A jurisprudência desta Corte, em casos análogos, é pelo recolhimento da quantia malversada ao erário:

RESTAÇÃO DE CONTAS. ELEIÇÕES 2022. CANDIDATO. DEPUTADO ESTADUAL. APLICAÇÃO IRREGULAR DE RECURSOS DO FUNDO ESPECIAL DE FINANCIAMENTO DE CAMPANHA (FEFC). APRESENTAÇÃO PARCIAL DE CONTRATOS DE MILITÂNCIA. AUSÊNCIA DE DOCUMENTO FISCAL DE DESPESA. ALTO PERCENTUAL DAS IRREGULARIDADES. DETERMINAÇÃO DE RECOLHIMENTO AO TESOURO NACIONAL. DESAPROVAÇÃO. 1. Prestação de contas apresentada por candidato não eleito ao cargo de deputado estadual, referente à arrecadação e ao dispêndio de recursos relativos às eleições gerais de 2022. 2. Irregularidades na aplicação de recursos do Fundo Especial de Financiamento de Campanha (FEFC). 2.1. Apresentação parcial de contratos de militância, em desacordo com o art. 35, § 12, da Resolução TSE n. 23.607/19. A ausência das informações relativas às condições de trabalho, como local das atividades, horas trabalhadas, tarefas executadas e justificativa do preço contratado impossibilita a fiscalização da correta utilização dos valores. 2.2. Pagamento realizado com verbas da conta FEFC sem efetiva comprovação do gasto eleitoral. Ausência de documento fiscal de despesa, em violação ao art. 60, caput, da Resolução TSE n. 23.607/19. 3. O total das irregularidades representa 44,60% dos recursos recebidos pelo candidato e extrapola os parâmetros fixados na jurisprudência desta Justiça especializada para aplicação dos princípios da razoabilidade e da proporcionalidade, de modo a formar um juízo de aprovação com ressalvas dos registros contábeis (abaixo de R$ 1.064,10 e inferior a 10% da arrecadação financeira). 4. Desaprovação. Determinação de recolhimento ao Tesouro Nacional.(TRE-RS. PCE n. 0602803-44.2022.6.21.0000. Desa. Eleitoral Patrícia da Silveira Oliveira. Julgado em 28.11.2023. Publicado em 30.11.2023 - DJE/TRE-RS, edição n. 218/2023)

 

Portanto, reconheço como irregular a aludida despesa de R$ 1.000,00, valor que deve ser recolhido ao Tesouro Nacional, nos termos do art. 79, § 1º, da Resolução TSE n. 23.607/19.

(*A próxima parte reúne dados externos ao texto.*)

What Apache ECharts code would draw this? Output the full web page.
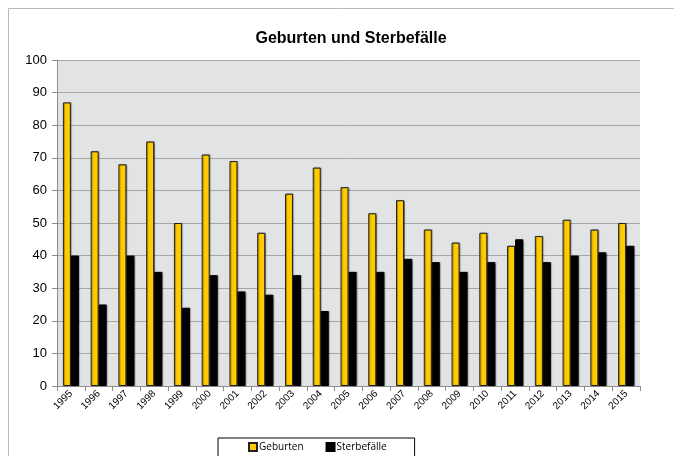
<!DOCTYPE html>
<html>
<head>
<meta charset="utf-8">
<script src="https://cdn.jsdelivr.net/npm/echarts@6/dist/echarts.min.js"></script>
<style>
  html, body { margin: 0; padding: 0; background: #fff; }
  #chart { width: 674px; height: 456px; }
</style>
</head>
<body>
<div id="chart"></div>
<script>
// values
const years = ['1995', '1996', '1997', '1998', '1999', '2000', '2001', '2002', '2003', '2004', '2005',
  '2006', '2007', '2008', '2009', '2010', '2011', '2012', '2013', '2014', '2015']
const geburten = [87, 72, 68, 75, 50, 71, 69, 47, 59, 67, 61, 53, 57, 48, 44, 47, 43, 46, 51, 48, 50]
const sterbefaelle = [40, 25, 40, 35, 24, 34, 29, 28, 34, 23, 35, 35, 39, 38, 35, 38, 45, 38, 40, 41, 43]

const chart = echarts.init(document.getElementById('chart'))
chart.setOption({
  animation: false,
  backgroundColor: '#fff',
  title: {
    text: 'Geburten und Sterbefälle',
    left: 346,
    textAlign: 'center',
    top: 26,
    textStyle: { fontFamily: 'Liberation Sans', fontSize: 16, fontWeight: 'bold', color: '#000' }
  },
  graphic: [{
    type: 'rect',
    shape: { x: 8.5, y: 8.5, width: 700, height: 500 },
    style: { fill: 'none', stroke: '#b8b8b8', lineWidth: 1 },
    silent: true
  }],
  legend: {
    bottom: -2,
    left: 218,
    padding: [4, 28, 6, 30],
    itemGap: 22,
    itemWidth: 8,
    itemHeight: 8,
    borderColor: '#000',
    borderWidth: 1,
    icon: 'rect',
    textStyle: { fontFamily: 'Open Sans', fontSize: 10, color: '#000', padding: [0, 0, 0, -3] },
    data: ['Geburten', 'Sterbefälle']
  },
  grid: { left: 57, right: 34, top: 60, bottom: 70, backgroundColor: '#e2e3e5', show: true, borderWidth: 0 },
  xAxis: {
    type: 'category',
    data: years,
    axisLine: { lineStyle: { color: '#8c8c8c' } },
    axisTick: { show: true, length: 5, lineStyle: { color: '#8c8c8c' } },
    axisLabel: { rotate: 45, fontFamily: 'Liberation Sans', fontSize: 10, color: '#000', margin: 6 }
  },
  yAxis: {
    type: 'value',
    min: 0,
    max: 100,
    interval: 10,
    axisLine: { show: true, lineStyle: { color: '#8c8c8c' } },
    axisTick: { show: true, length: 5, lineStyle: { color: '#8c8c8c' } },
    axisLabel: { fontFamily: 'Liberation Sans', fontSize: 13, color: '#000', margin: 10 },
    splitLine: { lineStyle: { color: '#a6a6a6', width: 1 } }
  },
  series: [
    {
      name: 'Geburten',
      type: 'bar',
      data: geburten,
      barWidth: 8,
      barGap: '0%',
      itemStyle: {
        color: '#ffcc00',
        borderColor: '#222',
        borderWidth: 1,
        shadowColor: 'rgba(0,0,0,0.35)',
        shadowOffsetX: 1,
        shadowOffsetY: 0,
        shadowBlur: 1
      }
    },
    {
      name: 'Sterbefälle',
      type: 'bar',
      data: sterbefaelle,
      barWidth: 8,
      itemStyle: {
        color: '#000',
        borderColor: '#000',
        borderWidth: 1,
        shadowColor: 'rgba(0,0,0,0.35)',
        shadowOffsetX: 1,
        shadowOffsetY: 0,
        shadowBlur: 1
      }
    }
  ]
})
</script>
</body>
</html>
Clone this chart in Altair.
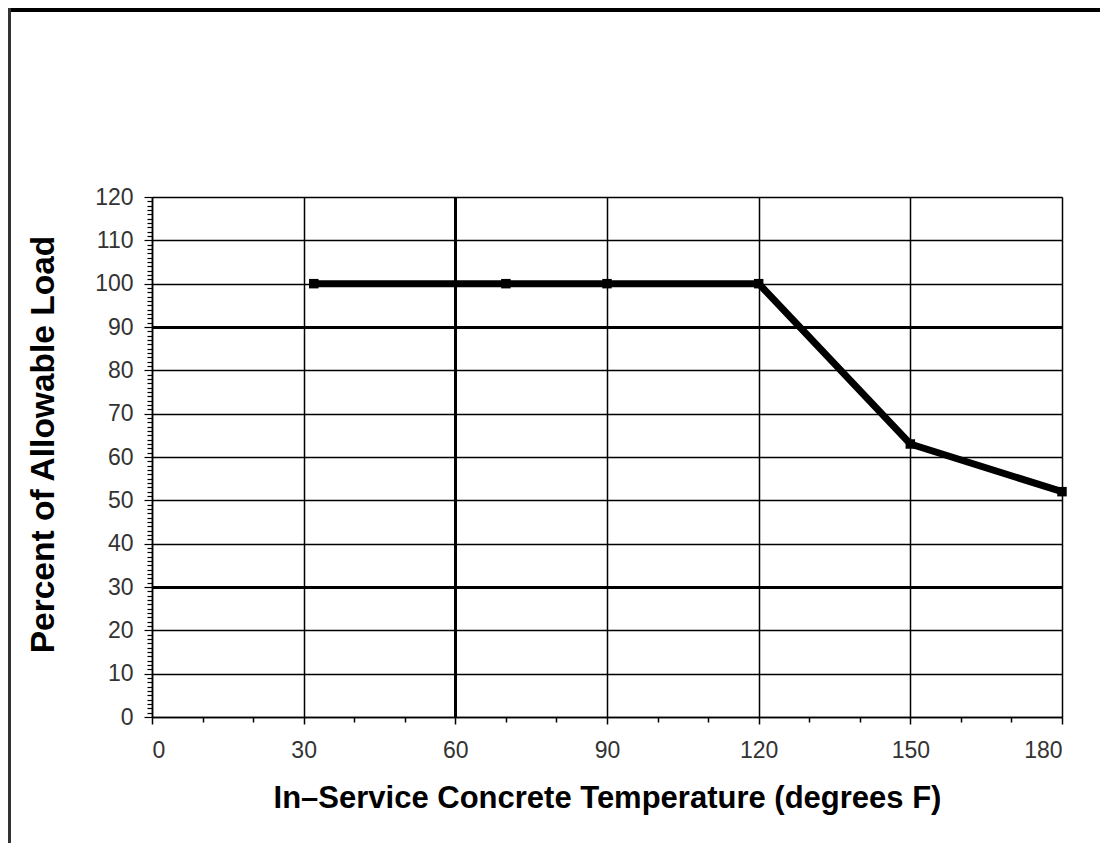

Assim, as irregularidades totalizam R$ 34.609,80 (R$ 33.609,80 + R$ 1.000,00), que corresponde a 52,3% do montante de recursos recebidos pelo candidato (R$ 66.089,98), soma que supera em valor nominal e percentual os parâmetros utilizados por esta Corte para, aplicados os pressupostos de razoabilidade e proporcionalidade, mitigar o juízo de desaprovação das contas.

Gizo, por fim, que o valor glosado deverá ser objeto de determinação de recolhimento de forma solidária entre os candidatos Fernando Rodrigues Cantes e Nereu Crispim, por força do disposto no art. 17, § 9º, da Resolução TSE n. 23.607/19.

Diante do exposto, VOTO pela desaprovação das contas de FERNANDO RODRIGUES CANTES, com fundamento no art. 74, inc. III, da Resolução TSE n. 23.607/19, e determino o recolhimento ao Tesouro Nacional da quantia de R$ 34.609,80, a título de recursos malversados do FEFC.